[Exercise] Give again, word for word, the lines below that run from the line with "Convert this chart to Chart.js code." through the line with "Chart.defaults.animation = false;". Drop the pictures.

Figure scripts
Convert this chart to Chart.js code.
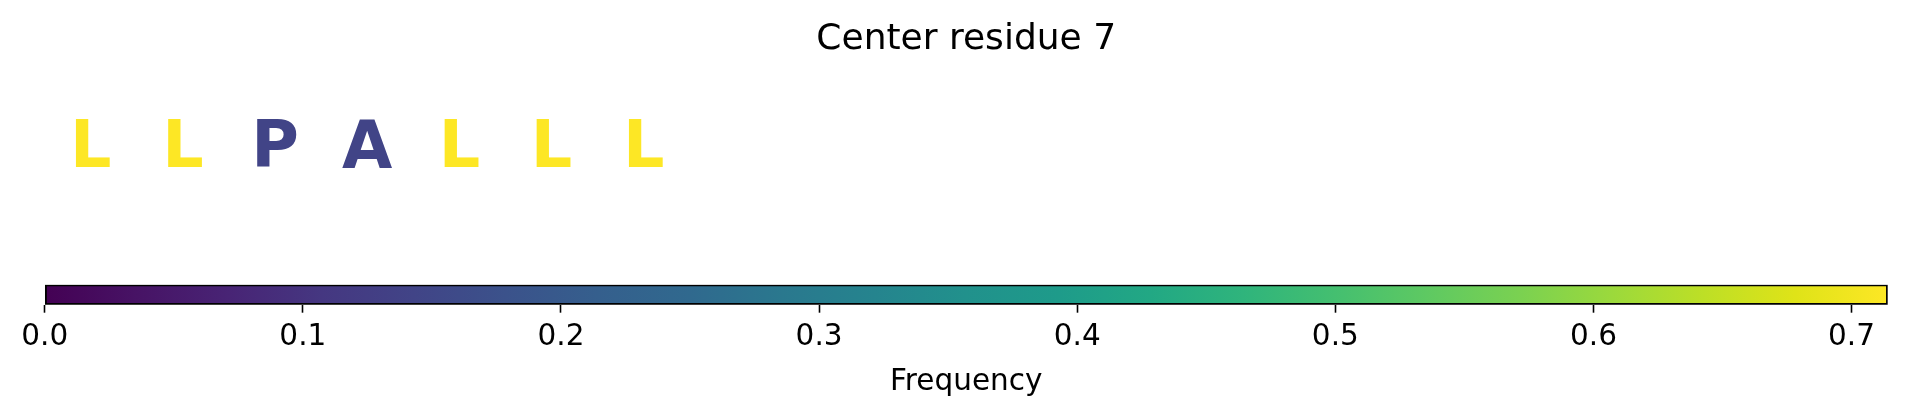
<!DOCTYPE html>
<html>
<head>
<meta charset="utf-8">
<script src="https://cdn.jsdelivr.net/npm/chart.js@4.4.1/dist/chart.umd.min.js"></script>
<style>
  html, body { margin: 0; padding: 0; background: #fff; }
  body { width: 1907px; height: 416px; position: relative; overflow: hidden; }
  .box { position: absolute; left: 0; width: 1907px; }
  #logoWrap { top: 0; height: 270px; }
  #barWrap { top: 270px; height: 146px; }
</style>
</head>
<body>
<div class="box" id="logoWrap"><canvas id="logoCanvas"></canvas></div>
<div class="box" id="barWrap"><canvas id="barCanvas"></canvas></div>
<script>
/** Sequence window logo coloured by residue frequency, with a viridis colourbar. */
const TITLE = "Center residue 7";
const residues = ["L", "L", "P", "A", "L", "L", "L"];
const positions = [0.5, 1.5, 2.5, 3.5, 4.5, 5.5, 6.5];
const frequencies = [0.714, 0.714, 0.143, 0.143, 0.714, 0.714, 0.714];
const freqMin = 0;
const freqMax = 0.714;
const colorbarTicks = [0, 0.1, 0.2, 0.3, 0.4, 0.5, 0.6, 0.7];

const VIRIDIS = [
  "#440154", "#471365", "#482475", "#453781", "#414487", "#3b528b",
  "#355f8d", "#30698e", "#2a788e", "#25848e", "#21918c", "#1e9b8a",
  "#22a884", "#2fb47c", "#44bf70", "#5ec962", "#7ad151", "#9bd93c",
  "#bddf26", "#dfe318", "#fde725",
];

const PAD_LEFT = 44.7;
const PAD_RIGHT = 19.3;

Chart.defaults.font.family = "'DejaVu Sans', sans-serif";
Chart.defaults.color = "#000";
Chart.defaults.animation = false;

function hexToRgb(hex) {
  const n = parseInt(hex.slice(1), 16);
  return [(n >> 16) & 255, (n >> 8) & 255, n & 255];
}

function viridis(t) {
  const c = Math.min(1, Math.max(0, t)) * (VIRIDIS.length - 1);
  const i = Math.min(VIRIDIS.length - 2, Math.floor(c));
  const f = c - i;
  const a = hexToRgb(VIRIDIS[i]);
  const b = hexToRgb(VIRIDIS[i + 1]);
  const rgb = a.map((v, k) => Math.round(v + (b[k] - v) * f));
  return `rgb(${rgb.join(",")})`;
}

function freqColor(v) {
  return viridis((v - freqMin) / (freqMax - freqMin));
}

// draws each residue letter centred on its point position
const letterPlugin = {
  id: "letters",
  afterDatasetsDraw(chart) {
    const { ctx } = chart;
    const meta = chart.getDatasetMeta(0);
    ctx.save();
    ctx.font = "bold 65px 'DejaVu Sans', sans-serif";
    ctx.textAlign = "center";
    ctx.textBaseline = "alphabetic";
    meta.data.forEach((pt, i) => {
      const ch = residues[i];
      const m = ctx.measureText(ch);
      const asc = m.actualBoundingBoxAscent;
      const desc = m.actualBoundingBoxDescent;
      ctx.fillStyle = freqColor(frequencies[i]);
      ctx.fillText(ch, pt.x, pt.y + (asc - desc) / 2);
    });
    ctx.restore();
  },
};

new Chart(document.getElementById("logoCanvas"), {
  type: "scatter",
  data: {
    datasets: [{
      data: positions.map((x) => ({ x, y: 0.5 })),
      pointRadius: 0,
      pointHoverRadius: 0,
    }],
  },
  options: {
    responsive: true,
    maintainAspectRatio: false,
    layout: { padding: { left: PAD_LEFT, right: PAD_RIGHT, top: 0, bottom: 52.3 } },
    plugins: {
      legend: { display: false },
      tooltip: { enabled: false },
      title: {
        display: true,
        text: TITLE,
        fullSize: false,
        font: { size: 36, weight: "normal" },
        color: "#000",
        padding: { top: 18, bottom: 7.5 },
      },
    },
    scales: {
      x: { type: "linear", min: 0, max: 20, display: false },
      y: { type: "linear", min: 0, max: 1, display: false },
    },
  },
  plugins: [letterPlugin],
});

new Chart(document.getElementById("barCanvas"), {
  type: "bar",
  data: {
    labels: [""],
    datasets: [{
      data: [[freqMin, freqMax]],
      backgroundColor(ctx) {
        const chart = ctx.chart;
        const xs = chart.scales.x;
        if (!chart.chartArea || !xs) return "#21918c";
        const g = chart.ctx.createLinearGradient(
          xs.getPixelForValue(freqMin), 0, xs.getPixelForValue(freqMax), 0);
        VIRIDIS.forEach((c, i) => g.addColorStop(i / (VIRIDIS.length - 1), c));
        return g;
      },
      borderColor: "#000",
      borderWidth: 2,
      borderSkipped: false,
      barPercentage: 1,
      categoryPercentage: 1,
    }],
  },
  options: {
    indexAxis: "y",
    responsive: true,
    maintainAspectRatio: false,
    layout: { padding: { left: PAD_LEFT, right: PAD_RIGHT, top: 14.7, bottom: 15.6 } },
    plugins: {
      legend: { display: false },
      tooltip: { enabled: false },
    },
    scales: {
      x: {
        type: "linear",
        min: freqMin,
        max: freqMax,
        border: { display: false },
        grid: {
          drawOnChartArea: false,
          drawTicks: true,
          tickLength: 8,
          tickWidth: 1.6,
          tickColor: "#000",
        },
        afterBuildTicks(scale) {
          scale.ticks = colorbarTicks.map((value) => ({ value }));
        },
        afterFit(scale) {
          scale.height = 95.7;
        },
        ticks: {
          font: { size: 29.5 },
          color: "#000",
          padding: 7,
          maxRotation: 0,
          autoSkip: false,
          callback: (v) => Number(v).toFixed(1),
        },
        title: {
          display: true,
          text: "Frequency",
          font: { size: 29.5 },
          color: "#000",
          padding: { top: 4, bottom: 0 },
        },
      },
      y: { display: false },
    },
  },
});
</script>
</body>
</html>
...
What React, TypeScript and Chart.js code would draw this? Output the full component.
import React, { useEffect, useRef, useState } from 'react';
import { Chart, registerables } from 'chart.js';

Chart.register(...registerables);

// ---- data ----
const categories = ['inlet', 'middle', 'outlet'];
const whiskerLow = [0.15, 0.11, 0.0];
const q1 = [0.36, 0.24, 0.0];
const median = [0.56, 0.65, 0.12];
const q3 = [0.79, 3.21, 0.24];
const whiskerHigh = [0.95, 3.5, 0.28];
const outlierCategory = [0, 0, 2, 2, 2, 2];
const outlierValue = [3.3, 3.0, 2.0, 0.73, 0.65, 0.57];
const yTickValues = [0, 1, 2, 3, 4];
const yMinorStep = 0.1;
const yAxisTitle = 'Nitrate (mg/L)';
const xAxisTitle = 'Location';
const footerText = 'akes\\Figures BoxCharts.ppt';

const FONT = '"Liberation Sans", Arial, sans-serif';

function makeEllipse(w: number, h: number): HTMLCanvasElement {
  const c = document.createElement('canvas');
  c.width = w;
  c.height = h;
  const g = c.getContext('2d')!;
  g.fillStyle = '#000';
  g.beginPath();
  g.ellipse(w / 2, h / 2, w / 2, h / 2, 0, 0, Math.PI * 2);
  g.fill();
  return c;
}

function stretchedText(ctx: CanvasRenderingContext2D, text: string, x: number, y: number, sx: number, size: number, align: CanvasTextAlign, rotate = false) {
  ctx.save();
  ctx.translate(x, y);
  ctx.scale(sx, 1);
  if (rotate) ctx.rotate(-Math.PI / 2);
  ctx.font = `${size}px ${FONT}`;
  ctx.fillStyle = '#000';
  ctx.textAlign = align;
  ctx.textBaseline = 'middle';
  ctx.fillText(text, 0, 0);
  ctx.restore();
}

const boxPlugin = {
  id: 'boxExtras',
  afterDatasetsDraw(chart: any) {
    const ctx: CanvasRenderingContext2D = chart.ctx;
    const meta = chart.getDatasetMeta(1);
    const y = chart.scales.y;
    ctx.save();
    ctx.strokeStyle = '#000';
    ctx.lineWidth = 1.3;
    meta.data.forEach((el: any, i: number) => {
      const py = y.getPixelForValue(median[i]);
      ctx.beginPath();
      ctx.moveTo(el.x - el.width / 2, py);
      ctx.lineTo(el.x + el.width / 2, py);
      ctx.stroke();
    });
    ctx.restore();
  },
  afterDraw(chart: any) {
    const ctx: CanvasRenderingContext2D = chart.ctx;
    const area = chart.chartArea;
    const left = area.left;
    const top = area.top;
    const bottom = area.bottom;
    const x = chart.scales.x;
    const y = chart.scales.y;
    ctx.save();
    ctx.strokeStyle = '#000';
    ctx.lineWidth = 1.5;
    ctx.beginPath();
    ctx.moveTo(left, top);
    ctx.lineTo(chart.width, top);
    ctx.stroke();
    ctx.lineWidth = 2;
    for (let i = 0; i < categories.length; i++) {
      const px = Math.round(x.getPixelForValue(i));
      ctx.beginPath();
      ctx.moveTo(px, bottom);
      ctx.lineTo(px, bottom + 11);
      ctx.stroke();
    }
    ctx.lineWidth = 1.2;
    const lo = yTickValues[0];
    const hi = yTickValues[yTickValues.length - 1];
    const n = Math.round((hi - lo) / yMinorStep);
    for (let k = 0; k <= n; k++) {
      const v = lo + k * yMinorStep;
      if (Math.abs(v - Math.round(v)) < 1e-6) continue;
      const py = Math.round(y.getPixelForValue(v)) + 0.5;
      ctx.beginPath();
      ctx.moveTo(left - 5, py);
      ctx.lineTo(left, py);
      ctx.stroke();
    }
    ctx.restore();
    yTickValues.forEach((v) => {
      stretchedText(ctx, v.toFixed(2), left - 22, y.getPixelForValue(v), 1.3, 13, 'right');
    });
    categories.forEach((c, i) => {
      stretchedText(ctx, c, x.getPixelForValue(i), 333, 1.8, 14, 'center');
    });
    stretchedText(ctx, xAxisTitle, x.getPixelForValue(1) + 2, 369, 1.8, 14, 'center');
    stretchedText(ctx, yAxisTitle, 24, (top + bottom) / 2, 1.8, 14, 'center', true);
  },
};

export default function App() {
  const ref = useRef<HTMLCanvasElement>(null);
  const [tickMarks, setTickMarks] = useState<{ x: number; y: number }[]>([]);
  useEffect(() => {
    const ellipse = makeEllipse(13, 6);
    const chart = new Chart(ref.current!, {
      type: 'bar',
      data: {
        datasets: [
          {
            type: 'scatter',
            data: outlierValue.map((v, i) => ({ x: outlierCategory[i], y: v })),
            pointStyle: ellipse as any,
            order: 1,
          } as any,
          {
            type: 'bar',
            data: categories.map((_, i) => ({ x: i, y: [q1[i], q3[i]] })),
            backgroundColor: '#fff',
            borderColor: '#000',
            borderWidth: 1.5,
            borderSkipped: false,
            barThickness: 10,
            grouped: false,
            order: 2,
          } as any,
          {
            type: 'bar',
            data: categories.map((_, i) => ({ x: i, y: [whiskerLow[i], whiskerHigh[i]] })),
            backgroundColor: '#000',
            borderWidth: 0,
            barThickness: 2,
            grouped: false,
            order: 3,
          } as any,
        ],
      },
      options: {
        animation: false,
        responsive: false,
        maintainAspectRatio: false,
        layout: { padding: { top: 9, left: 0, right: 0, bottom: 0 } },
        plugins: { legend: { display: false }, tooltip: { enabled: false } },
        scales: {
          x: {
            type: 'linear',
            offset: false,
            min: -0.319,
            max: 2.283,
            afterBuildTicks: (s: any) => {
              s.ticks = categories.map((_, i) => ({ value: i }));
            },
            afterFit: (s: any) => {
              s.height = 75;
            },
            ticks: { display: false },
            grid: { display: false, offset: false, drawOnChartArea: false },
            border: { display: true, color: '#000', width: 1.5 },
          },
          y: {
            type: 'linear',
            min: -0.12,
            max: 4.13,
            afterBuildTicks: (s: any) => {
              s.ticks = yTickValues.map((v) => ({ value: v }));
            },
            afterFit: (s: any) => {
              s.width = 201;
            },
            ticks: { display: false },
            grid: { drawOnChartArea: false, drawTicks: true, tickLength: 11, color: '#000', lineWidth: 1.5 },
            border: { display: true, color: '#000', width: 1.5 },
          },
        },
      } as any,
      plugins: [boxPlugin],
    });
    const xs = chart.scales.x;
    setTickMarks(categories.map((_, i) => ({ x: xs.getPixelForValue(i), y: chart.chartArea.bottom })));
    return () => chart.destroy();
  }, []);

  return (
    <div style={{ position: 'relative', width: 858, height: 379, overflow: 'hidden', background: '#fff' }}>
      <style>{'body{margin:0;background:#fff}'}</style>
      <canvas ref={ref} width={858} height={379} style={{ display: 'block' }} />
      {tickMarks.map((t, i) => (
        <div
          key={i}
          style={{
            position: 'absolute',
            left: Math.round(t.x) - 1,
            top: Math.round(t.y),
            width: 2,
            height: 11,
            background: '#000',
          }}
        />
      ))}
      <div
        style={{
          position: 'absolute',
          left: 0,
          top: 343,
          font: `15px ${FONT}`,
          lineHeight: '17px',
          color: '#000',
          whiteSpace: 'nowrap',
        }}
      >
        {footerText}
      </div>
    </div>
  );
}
...
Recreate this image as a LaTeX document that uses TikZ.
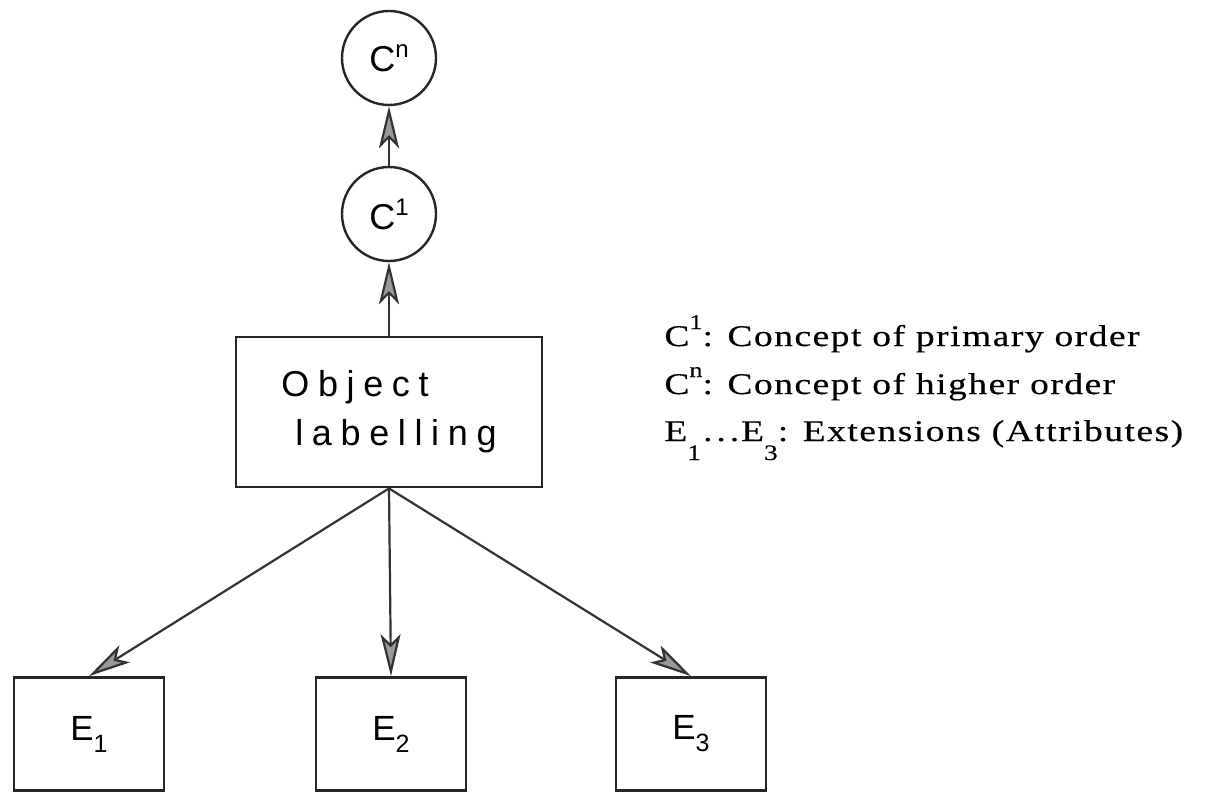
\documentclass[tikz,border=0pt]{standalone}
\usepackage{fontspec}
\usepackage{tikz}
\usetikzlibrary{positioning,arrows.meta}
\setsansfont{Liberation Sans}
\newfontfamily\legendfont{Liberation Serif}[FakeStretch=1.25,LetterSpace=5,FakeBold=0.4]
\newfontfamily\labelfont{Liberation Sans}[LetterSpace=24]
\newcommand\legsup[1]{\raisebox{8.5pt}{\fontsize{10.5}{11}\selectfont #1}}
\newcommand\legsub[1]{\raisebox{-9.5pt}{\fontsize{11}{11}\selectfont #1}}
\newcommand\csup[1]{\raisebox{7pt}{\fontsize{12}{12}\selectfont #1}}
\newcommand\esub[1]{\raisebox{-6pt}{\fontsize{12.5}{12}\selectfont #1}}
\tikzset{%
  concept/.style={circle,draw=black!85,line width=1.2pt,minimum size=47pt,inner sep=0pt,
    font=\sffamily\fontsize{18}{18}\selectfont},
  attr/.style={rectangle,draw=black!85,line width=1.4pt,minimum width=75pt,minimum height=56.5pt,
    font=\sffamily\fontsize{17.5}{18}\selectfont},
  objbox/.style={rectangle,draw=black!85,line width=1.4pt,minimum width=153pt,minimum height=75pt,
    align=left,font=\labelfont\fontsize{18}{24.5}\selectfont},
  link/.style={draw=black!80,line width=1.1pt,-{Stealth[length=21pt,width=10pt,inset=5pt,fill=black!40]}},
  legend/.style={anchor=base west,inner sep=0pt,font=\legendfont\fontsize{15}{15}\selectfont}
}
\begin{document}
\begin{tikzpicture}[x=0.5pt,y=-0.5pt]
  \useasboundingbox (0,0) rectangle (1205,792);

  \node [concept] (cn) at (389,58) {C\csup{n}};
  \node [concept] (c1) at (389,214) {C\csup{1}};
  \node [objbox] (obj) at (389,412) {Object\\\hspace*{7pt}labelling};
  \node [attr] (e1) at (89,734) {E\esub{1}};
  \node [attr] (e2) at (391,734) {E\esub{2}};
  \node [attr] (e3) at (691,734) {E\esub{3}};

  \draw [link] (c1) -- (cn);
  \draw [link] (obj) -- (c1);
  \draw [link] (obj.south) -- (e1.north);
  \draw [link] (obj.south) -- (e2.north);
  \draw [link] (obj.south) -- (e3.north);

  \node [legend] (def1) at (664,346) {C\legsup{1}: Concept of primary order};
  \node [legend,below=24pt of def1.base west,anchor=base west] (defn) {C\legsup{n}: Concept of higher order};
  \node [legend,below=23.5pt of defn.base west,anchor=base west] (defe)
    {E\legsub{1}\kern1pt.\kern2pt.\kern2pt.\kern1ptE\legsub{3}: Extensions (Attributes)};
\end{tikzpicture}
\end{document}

[Full answer]
Convert this chart to Chart.js code.
<!DOCTYPE html>
<html>
<head>
<meta charset="utf-8">
<script src="https://cdn.jsdelivr.net/npm/chart.js@4.4.1/dist/chart.umd.min.js"></script>
<style>
  html, body { margin: 0; padding: 0; background: #fff; }
  body { width: 1907px; height: 416px; position: relative; overflow: hidden; }
  .box { position: absolute; left: 0; width: 1907px; }
  #logoWrap { top: 0; height: 270px; }
  #barWrap { top: 270px; height: 146px; }
</style>
</head>
<body>
<div class="box" id="logoWrap"><canvas id="logoCanvas"></canvas></div>
<div class="box" id="barWrap"><canvas id="barCanvas"></canvas></div>
<script>
/** Sequence window logo coloured by residue frequency, with a viridis colourbar. */
const TITLE = "Center residue 7";
const residues = ["L", "L", "P", "A", "L", "L", "L"];
const positions = [0.5, 1.5, 2.5, 3.5, 4.5, 5.5, 6.5];
const frequencies = [0.714, 0.714, 0.143, 0.143, 0.714, 0.714, 0.714];
const freqMin = 0;
const freqMax = 0.714;
const colorbarTicks = [0, 0.1, 0.2, 0.3, 0.4, 0.5, 0.6, 0.7];

const VIRIDIS = [
  "#440154", "#471365", "#482475", "#453781", "#414487", "#3b528b",
  "#355f8d", "#30698e", "#2a788e", "#25848e", "#21918c", "#1e9b8a",
  "#22a884", "#2fb47c", "#44bf70", "#5ec962", "#7ad151", "#9bd93c",
  "#bddf26", "#dfe318", "#fde725",
];

const PAD_LEFT = 44.7;
const PAD_RIGHT = 19.3;

Chart.defaults.font.family = "'DejaVu Sans', sans-serif";
Chart.defaults.color = "#000";
Chart.defaults.animation = false;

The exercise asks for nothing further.